— Begin DATA LINES —

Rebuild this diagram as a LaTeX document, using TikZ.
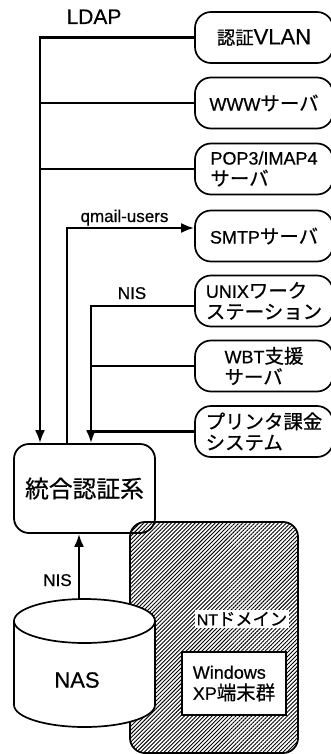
\documentclass[tikz,border=0pt]{standalone}
\usepackage{fontspec}
\setmainfont{Liberation Sans}[FakeBold=0.6]
\newfontfamily\jp[Scale=1.08,FakeBold=0.6]{Noto Sans CJK JP}
\usetikzlibrary{arrows.meta,patterns.meta}

\tikzset{
  server/.style={draw, line width=1.7pt, rounded corners=16pt, fill=white,
    minimum width=138pt, minimum height=51pt, align=left, inner sep=0pt,
    font=\fontsize{18}{21}\selectfont},
  conn/.style={line width=2.3pt},
  arr/.style={conn, -{Latex[length=13pt,width=10pt]}},
  lbl/.style={font=\fontsize{17}{20}\selectfont, inner sep=0pt, anchor=base},
}

\begin{document}
\begin{tikzpicture}[x=1pt,y=1pt]
\useasboundingbox (0,0) rectangle (331,-754);

% servers
\node[server] (vlan) at (264,-37.5) {{\jp\fontsize{17}{22}\selectfont 認証}{\fontsize{22}{24}\selectfont VLAN}};
\node[server] (www)  at (264,-103)  {WWW{\jp サーバ}};
\node[server] (pop)  at (264,-169)  {POP3/IMAP4\\{\jp サーバ}};
\node[server] (smtp) at (264,-236)  {SMTP{\jp サーバ}};
\node[server] (unix) at (264,-301)  {UNIX{\jp ワーク}\\{\jp ステーション}};
\node[server] (wbt)  at (264,-366)  {WBT{\jp 支援}\\{\jp サーバ}};
\node[server] (prn)  at (264,-431.5) {{\jp プリンタ課金}\\{\jp システム}};

% auth
\node[draw, line width=1.8pt, fill=white, rounded corners=15pt, minimum width=141pt,
      minimum height=89pt, font=\jp\fontsize{22}{24}\selectfont] (auth) at (84.5,-488.5) {統合認証系};

% NT domain
\node[draw, line width=1.8pt, pattern={Lines[angle=45,distance=2.8pt,line width=0.9pt]},
      rounded corners=15pt, minimum width=168pt, minimum height=231pt] (ntdom) at (214,-637.5) {};
\node[fill=white, inner sep=1.5pt, font=\fontsize{16}{18}\selectfont] (ntlbl) at (242,-619) {NT{\jp ドメイン}};
\node[draw, line width=1.4pt, fill=white, minimum width=104pt, minimum height=63pt,
      align=left, font=\fontsize{18}{21}\selectfont] (winxp) at (234,-683.5) {Windows\\XP{\jp 端末群}};

% NAS
\draw[line width=1.7pt, fill=white] (14,-621) -- (14,-705)
  arc[start angle=180, end angle=360, x radius=70.5, y radius=22] -- (155,-621)
  arc[start angle=0, end angle=180, x radius=70.5, y radius=22] -- cycle;
\draw[line width=1.7pt] (14,-621) arc[start angle=180, end angle=360, x radius=70.5, y radius=22];
\node[font=\fontsize{22}{24}\selectfont] (nas) at (77,-680) {NAS};
\coordinate (nastop) at (79,-599);

\coordinate (ldapx) at (40,0);
\coordinate (nisx) at (91,0);

% links
\draw[arr] (vlan.west) -| ([xshift=-44.5pt]auth.north);
\draw[conn] (www.west) -- (www.west -| ldapx);
\draw[conn] (pop.west) -- (pop.west -| ldapx);
\draw[arr] ([xshift=-17.5pt]auth.north) |- ([yshift=8pt]smtp.west);
\draw[arr] ([yshift=-5pt]unix.west) -| ([xshift=6.5pt]auth.north);
\draw[conn] (wbt.west) -- (wbt.west -| nisx);
\draw[conn] (prn.west) -- (prn.west -| nisx);
\draw[arr] (nastop) -- (nastop |- auth.south);

% labels
\node[lbl, font=\fontsize{21}{24}\selectfont] (ldap) at (94,-24) {LDAP};
\node[lbl] (qmail) at (124.5,-222) {qmail-users};
\node[lbl] (nisup) at (132,-299) {NIS};
\node[lbl] (nisdn) at (57.5,-586) {NIS};
\end{tikzpicture}
\end{document}
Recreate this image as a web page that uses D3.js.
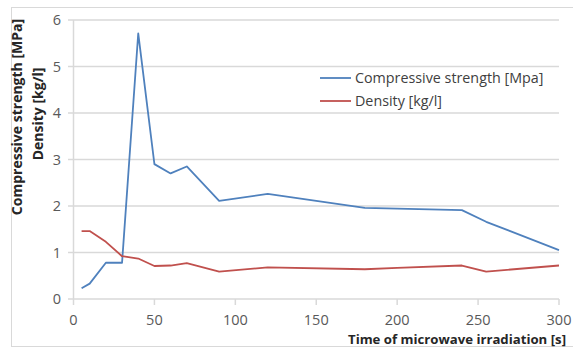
<!DOCTYPE html>
<html><head><meta charset="utf-8">
<script src="https://cdn.jsdelivr.net/npm/d3@7"></script>
<style>body{margin:0;background:#fff}svg{display:block}text{font-family:"Open Sans",sans-serif}</style>
</head><body><svg id="c" width="573" height="352"></svg>
<script>
const strengthX = [5,10,20,30,40,50,60,70,90,120,180,240,255,300];
const strengthY = [0.23,0.33,0.78,0.78,5.71,2.9,2.7,2.85,2.11,2.26,1.96,1.91,1.66,1.05];
const densityX = [5,10,20,30,40,50,60,70,90,120,180,200,240,255,300];
const densityY = [1.46,1.46,1.23,0.92,0.87,0.71,0.72,0.77,0.59,0.68,0.64,0.67,0.72,0.59,0.72];
const xTicks = [0,50,100,150,200,250,300];
const yTicks = [0,1,2,3,4,5,6];
const seriesNames = ["Compressive strength [Mpa]","Density [kg/l]"];
const colors = ["#4f81bd","#c0504d"];

const svg = d3.select("#c");
const x = d3.scaleLinear().domain([0,300]).range([73.5,559]);
const y = d3.scaleLinear().domain([0,6]).range([299,20]);

svg.append("rect").attr("x",11.5).attr("y",7.5).attr("width",580).attr("height",339)
  .attr("fill","none").attr("stroke","#d9d9d9").attr("stroke-width",1);

svg.append("g").selectAll("line").data(yTicks).join("line")
  .attr("x1",68).attr("x2",559).attr("y1",d=>y(d)).attr("y2",d=>y(d))
  .attr("stroke","#d9d9d9").attr("stroke-width",1.5);
svg.append("line").attr("x1",73.5).attr("x2",73.5).attr("y1",y(6)).attr("y2",y(0))
  .attr("stroke","#d9d9d9").attr("stroke-width",1.5);
svg.append("g").selectAll("line").data(xTicks).join("line")
  .attr("x1",d=>x(d)).attr("x2",d=>x(d)).attr("y1",y(0)).attr("y2",y(0)+6)
  .attr("stroke","#d9d9d9").attr("stroke-width",1.5);

svg.append("g").selectAll("text").data(yTicks).join("text")
  .attr("x",61).attr("y",d=>y(d)).attr("dy","0.35em").attr("text-anchor","end")
  .attr("font-size",14.5).attr("fill","#595959").text(d=>d);
svg.append("g").selectAll("text").data(xTicks).join("text")
  .attr("x",d=>x(d)).attr("y",320).attr("dy","0.35em").attr("text-anchor","middle")
  .attr("font-size",14.5).attr("fill","#595959").text(d=>d);

const line = d3.line().x(d=>x(d[0])).y(d=>y(d[1]));
svg.append("path").datum(strengthX.map((v,i)=>[v,strengthY[i]])).attr("d",line)
  .attr("fill","none").attr("stroke",colors[0]).attr("stroke-width",1.8).attr("stroke-linejoin","round");
svg.append("path").datum(densityX.map((v,i)=>[v,densityY[i]])).attr("d",line)
  .attr("fill","none").attr("stroke",colors[1]).attr("stroke-width",1.8).attr("stroke-linejoin","round");

const lg = svg.append("g").selectAll("g").data(seriesNames).join("g")
  .attr("transform",(d,i)=>`translate(320,${78+i*23})`);
lg.append("line").attr("x1",0).attr("x2",31).attr("stroke",(d,i)=>colors[i]).attr("stroke-width",1.8);
lg.append("text").attr("x",35).attr("dy","0.35em").attr("font-size",14.3).attr("fill","#404040").text(d=>d);

svg.append("text").attr("transform","translate(22,117) rotate(-90)").attr("text-anchor","middle")
  .attr("font-size",14).attr("font-weight","bold").attr("fill","#262626").text("Compressive strength [MPa]");
svg.append("text").attr("transform","translate(43,114) rotate(-90)").attr("text-anchor","middle")
  .attr("font-size",14).attr("font-weight","bold").attr("fill","#262626").text("Density [kg/l]");
svg.append("text").attr("x",348).attr("y",344).attr("font-size",13.2).attr("font-weight","bold")
  .attr("fill","#262626").text("Time of microwave irradiation  [s]");
</script></body></html>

— End DATA LINES —

Keep to the lines between the line with "Recreate this image" and the line with "const y = d3.scaleLinear().domain([0,6]).range([299,20]);", inclusive, and transcribe them without pictures.

• **EXPECTED ANSWER**
Recreate this image as a web page that uses D3.js.
<!DOCTYPE html>
<html><head><meta charset="utf-8">
<script src="https://cdn.jsdelivr.net/npm/d3@7"></script>
<style>body{margin:0;background:#fff}svg{display:block}text{font-family:"Open Sans",sans-serif}</style>
</head><body><svg id="c" width="573" height="352"></svg>
<script>
const strengthX = [5,10,20,30,40,50,60,70,90,120,180,240,255,300];
const strengthY = [0.23,0.33,0.78,0.78,5.71,2.9,2.7,2.85,2.11,2.26,1.96,1.91,1.66,1.05];
const densityX = [5,10,20,30,40,50,60,70,90,120,180,200,240,255,300];
const densityY = [1.46,1.46,1.23,0.92,0.87,0.71,0.72,0.77,0.59,0.68,0.64,0.67,0.72,0.59,0.72];
const xTicks = [0,50,100,150,200,250,300];
const yTicks = [0,1,2,3,4,5,6];
const seriesNames = ["Compressive strength [Mpa]","Density [kg/l]"];
const colors = ["#4f81bd","#c0504d"];

const svg = d3.select("#c");
const x = d3.scaleLinear().domain([0,300]).range([73.5,559]);
const y = d3.scaleLinear().domain([0,6]).range([299,20]);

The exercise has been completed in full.